Closed migurski closed 8 years ago
What do you think about having a semi-secret "timeout" parameter on the source that specifies how long the caching process should take? Throwing stuff that is expected to take a long time into another queue (or having them run less frequently) can be another ticket?
The tricky part is the way it interacts with the timeouts on EC2 machines in an auto-scaling group. Those are outside of the code and defined as three hours, so we need to figure out a smarter way to determine when the queue is empty and machines can be killed off.
Details on workers here: https://github.com/openaddresses/machine/blob/master/docs/components.md#worker
One thing I have considered is the use of a persistent store to track number of current workers working on current things, which should make it easier to track actual processing time.
That would need to happen someplace inside here, possibly using a thread or signal to send pings: https://github.com/openaddresses/machine/blob/master/openaddr/ci/worker.py#L55-L68
If we put these tasks on Amazon's SQS we could use the length of the SQS queue to determine how many machines to spool up in the Auto Scaling Group.
We already do that. The hard part is figuring when it’s safe to spin them down.
FYI, scaling group is defined here: https://console.aws.amazon.com/ec2/autoscaling/home?region=us-east-1#AutoScalingGroups:id=CI+Workers+2.x;view=policies
Gotcha. I thought we were using Postgres for queueing.
There's some interesting tidbits in this article about auto-scaling Jenkins workers within an ASG: http://sysadvent.blogspot.com/2015/12/day-21-dynamically-autoscaling-jenkins.html
Basically, instead of watching external indicators like the SQS length, the worker could push information about the number of running tasks to CloudWatch, which the ASG could use to trigger scaling events.
You’re right, we do use Postgres, but we also use the size of the queue to determine when to spin things up. Does SQS offer some advantage here, for example a way to show queued items that are being worked on? I haven't figured out a way to make that work well with the extremely long job times we have; most queuing systems seem to assume fast runs and fast retries.
I think we’re thinking about the same thing though, with workers keeping Cloudwatch informed about the current size of the pool.
…maybe through the addition of a fourth cloudwatch metric, something like current work
: https://console.aws.amazon.com/cloudwatch/home?region=us-east-1#metrics:metricFilter=Pattern%253Dopenaddr.ci
Yep, as I'm reading more of your doc (which is great, by the way) I'm seeing you're going for the same thing as what I'm thinking about.
In theory the worker should know that it's still working on something.

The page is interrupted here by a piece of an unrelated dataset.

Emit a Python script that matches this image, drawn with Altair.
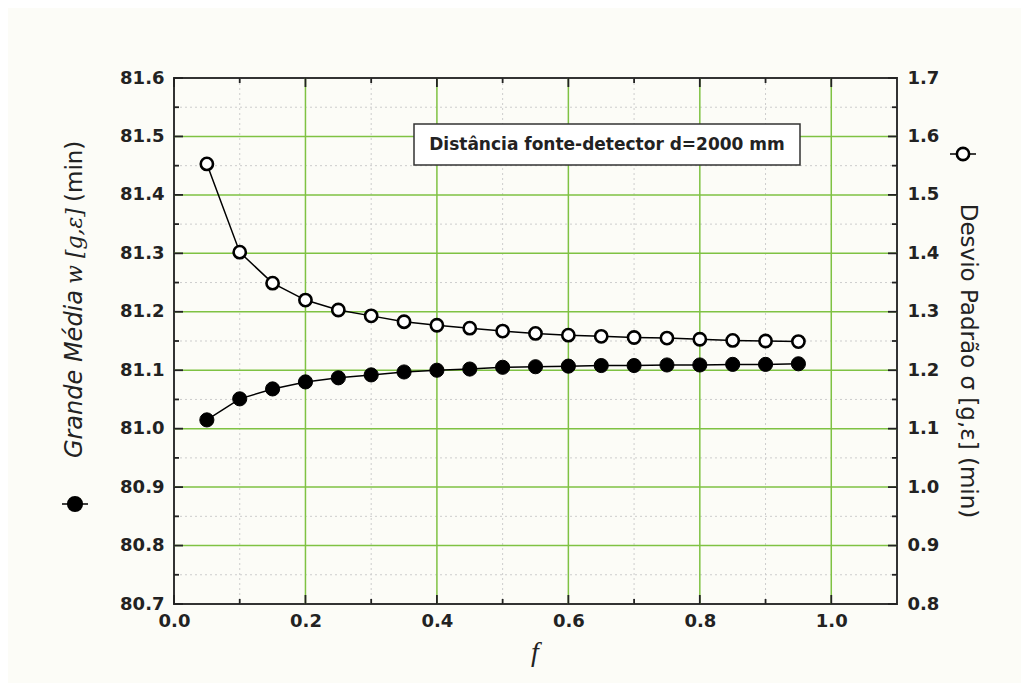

On SQS, you keep extending the visibility timeout on the task being worked on and look at the "in flight" metrics in Cloud Watch. In our current system, we would just throw an "active workers" counter in Cloud Watch. (You just posted this as a comment as I was typing :smile:)
In either case, we would want to scale up when "available tasks" is above zero and scale down when "active workers" is zero. And then you also want to leave worker machines up for an hour (because AWS billing rounds to the hour).
Might be time to look into SQS again. One reason we avoided it was to make automated testing easier, but this might be a big advantage. Right now, we scale down when “available tasks” has been zero for longer than the default job timeout, which is not great.
…but probably adding a fourth metric that combines queued tasks and current work would be better. Scale down when it’s been at zero for some amount of time.
I’ve added and deployed a heartbeat queue; it doesn’t do anything useful yet.
Verified that heartbeats are working this morning:
2016-03-03 15:47:56,740 INFO: Got heartbeat 169295: {u'worker_id': u'0x12c25ad5a641'}
2016-03-03 15:52:57,751 INFO: Got heartbeat 169296: {u'worker_id': u'0x12c25ad5a641'}
2016-03-03 15:57:09,446 INFO: Got heartbeat 169319: {u'worker_id': u'0x64dc7437469'}
2016-03-03 15:57:56,525 INFO: Got heartbeat 169320: {u'worker_id': u'0x12c25ad5a641'}
2016-03-03 16:02:08,700 INFO: Got heartbeat 169369: {u'worker_id': u'0x64dc7437469'}
2016-03-03 16:07:09,050 INFO: Got heartbeat 169370: {u'worker_id': u'0x64dc7437469'}
Next step is to add a table where we can see those over time, and use that to populate a new Cloudwatch metric.
Making progress, got the new heartbeats table up and deployed. Next step will be to tighten up the timing on the worker loop and to start pushing data about the worker count someplace useful.
Going to let this sit for the weekend to accumulate some data and to see how the end of a batch run looks in the metrics; it might soon be possible to switch to driving auto-scaling behavior from the new expected results
metric, a simple sum of queued tasks and active workers.
Cloudwatch active workers
metric can now determine the end of a batch set, so the timeout value can be decoupled from the autoscale shrink configuration.
Certain country- and state-wide sources routinely take longer than three hours to process. There should be a way to run these, either manually or on some other, slower queue.